In his letter to the Colossians, the apostle Paul speaks of all things being made through and for Christ (Col. 1:16). I’ve spent the past few years pondering the deep significance of the through part of that phrase. What an architect! What a scientist! What an artist!

Lately I’ve wondered about the for part. I’m beginning to think that it’s going to take a universe full of created matter, beings, and cultural products, all made new, to fully image and bear the power and glory of our Lord Jesus Christ. In order to fully capture, reflect, and bring homage to our King, I believe that God’s new heaven and earth will need to go on forever.

One day we’ll know for sure. Until then, I’m convinced we’re meant to experience heavenly foretastes of that eternal city through the work, play, love, and life God has given us right now.

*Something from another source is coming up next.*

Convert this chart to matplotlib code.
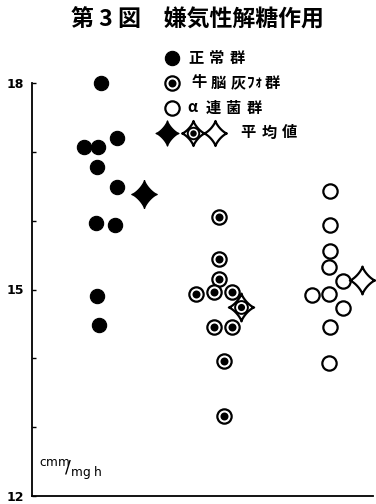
import numpy as np
import matplotlib
matplotlib.use("Agg")
import matplotlib.pyplot as plt
from matplotlib.path import Path

plt.rcParams['font.family'] = ['Noto Sans CJK JP', 'DejaVu Sans']

# ---- data ----
groups = ["正常群", "牛脳灰ﾌｫ群", "α連菌群"]
group_centers = [1.0, 2.0, 3.0]

normal_offsets = [0.017, -0.13, -0.009, 0.157, -0.017, 0.157, -0.026, 0.139, -0.017, 0.0]
normal_values = [18.0, 17.07, 17.07, 17.2, 16.78, 16.49, 15.97, 15.94, 14.9, 14.48]

brain_offsets = [0.046, 0.041, 0.046, -0.157, 0.003, 0.157, 0.0, 0.154, 0.084, 0.09]
brain_values = [16.05, 15.45, 15.15, 14.94, 14.96, 14.96, 14.45, 14.45, 13.96, 13.16]

strep_offsets = [0.011, 0.009, 0.009, -0.003, 0.119, -0.15, 0.0, 0.122, 0.009, 0.0]
strep_values = [16.43, 15.93, 15.56, 15.33, 15.13, 14.92, 14.94, 14.73, 14.45, 13.93]

mean_offsets = [0.39, 0.232, 0.29]
mean_values = [16.39, 14.75, 15.14]

y_ticks = [12, 13, 14, 15, 16, 17, 18]
y_ticklabels = ["12", "", "", "15", "", "", "18"]

title = "第 3 図　嫌気性解糖作用"
legend_labels = ["正常群", "牛脳灰ﾌｫ群", "α連菌群", "平均値"]
unit_label = r"$^{\mathrm{cmm}}\!\!/_{\mathrm{mg\ h}}$"

# ---- marker shape: concave four-pointed star ----
t = np.linspace(0, 2 * np.pi, 161)
p = 2.6
sx = np.sign(np.cos(t)) * np.abs(np.cos(t)) ** p
sy = 1.1 * np.sign(np.sin(t)) * np.abs(np.sin(t)) ** p
star = Path(np.column_stack([sx, sy]), closed=True)

fig = plt.figure(figsize=(3.76, 5.04), dpi=100)
ax = fig.add_axes([32 / 376, 1 - 496 / 504, 341 / 376, (496 - 83) / 504])
ax.set_xlim(0.417, 0.417 + 341 / 115)
ax.set_ylim(12, 18)

ms_c = 10.3


def _kw(transform, z):
    kw = dict(clip_on=False, zorder=z, ls='none')
    if transform is not None:
        kw['transform'] = transform
    return kw


def draw_filled(ax, x, y, transform=None):
    ax.plot(x, y, 'o', ms=ms_c, mfc='black', mec='black', mew=0.8, **_kw(transform, 3))


def draw_ringed(ax, x, y, transform=None, ms=ms_c, z=3, mew=1.6):
    ax.plot(x, y, 'o', ms=ms, mfc='white', mec='black', mew=mew, **_kw(transform, z))
    ax.plot(x, y, 'o', ms=ms * 0.56, mfc='black', mec='black', mew=0, **_kw(transform, z))


def draw_open(ax, x, y, transform=None):
    ax.plot(x, y, 'o', ms=ms_c, mfc='white', mec='black', mew=1.6, **_kw(transform, 3))


def draw_star(ax, x, y, kind, transform=None, ms=20):
    if kind == 0:
        ax.plot(x, y, marker=star, ms=ms, mfc='black', mec='black', mew=1, **_kw(transform, 4))
    else:
        ax.plot(x, y, marker=star, ms=ms, mfc='white', mec='black', mew=1.6, **_kw(transform, 4))
        if kind == 1:
            draw_ringed(ax, x, y, transform=transform, ms=ms * 0.46, z=4, mew=1.4)


c = group_centers
draw_filled(ax, [c[0] + o for o in normal_offsets], normal_values)
draw_ringed(ax, [c[1] + o for o in brain_offsets], brain_values)
draw_open(ax, [c[2] + o for o in strep_offsets], strep_values)
for i in range(3):
    draw_star(ax, [c[i] + mean_offsets[i]], [mean_values[i]], i)

# axes styling
for s in ['top', 'right']:
    ax.spines[s].set_visible(False)
ax.spines['left'].set_linewidth(1.3)
ax.spines['bottom'].set_linewidth(1.3)
ax.set_xticks([])
ax.set_yticks(y_ticks)
ax.set_yticklabels(y_ticklabels, fontsize=9, fontweight='bold', family='DejaVu Sans')
ax.tick_params(axis='y', direction='in', length=3, width=1, pad=6)

ax.text(0.02, 0.035, unit_label, transform=ax.transAxes, fontsize=12.5,
        family='DejaVu Serif', ha='left', va='bottom')

# title
fig.text(197 / 376, 1 - 20 / 504, title, ha='center', va='center',
         fontsize=16.5, fontweight='bold')

# legend (manual)
ft = fig.transFigure
ys = [1 - v / 504 for v in (58, 83, 108, 133)]
xm = 172 / 376
draw_filled(ax, [xm], [ys[0]], transform=ft)
draw_ringed(ax, [xm], [ys[1]], transform=ft)
draw_open(ax, [xm], [ys[2]], transform=ft)
for i, xs in enumerate((167, 193, 215)):
    draw_star(ax, [xs / 376], [ys[3]], i, transform=ft, ms=18)

# character centres (pixels) for the spaced-out legend labels
char_x = [
    [196, 216, 237],
    [199, 218, 238, 251, 259, 272],
    [192, 213, 233, 254],
    [248, 269, 290],
]
for label, xs, yv in zip(legend_labels, char_x, ys):
    for ch, xc in zip(label, xs):
        fig.text(xc / 376, yv + 2 / 504, ch, ha='center', va='center_baseline',
                 fontsize=11, fontweight='bold')

fig.savefig("out.png", dpi=100)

“[God] has made everything beautiful in its time,” says the writer of Ecclesiastes. “He has also set eternity in the human heart” (3:11). I love the connection between beauty and eternity. All that is right in our jobs, our relationships, our play, and our rest is going to be right forever. Imagine that!

Web Qs

  1. Do you agree with Van Sloten and Mouw that heaven is a real place filled with real people doing real things? Why or why not?
  2. Van Sloten says that Isaiah’s vision of heaven depicts a perfect society grounded in a perfect, renewed relationship with God. He also says that we’re meant to experience heavenly foretastes of that eternal city right now. Describe an experience that you’ve had in life that reminded you of that vision. What did this experience mean to you?
  3. What description of living in a perfect relationship with God is most compelling to you?
  4. What relationship in your life most awaits transformation? Is it a relationship with a person, with time, with your vocation, with the natural world?
  5. What is the connection between beauty and eternity?
  6. Imagine wearing God’s name on your forehead. What would be your response to this gift?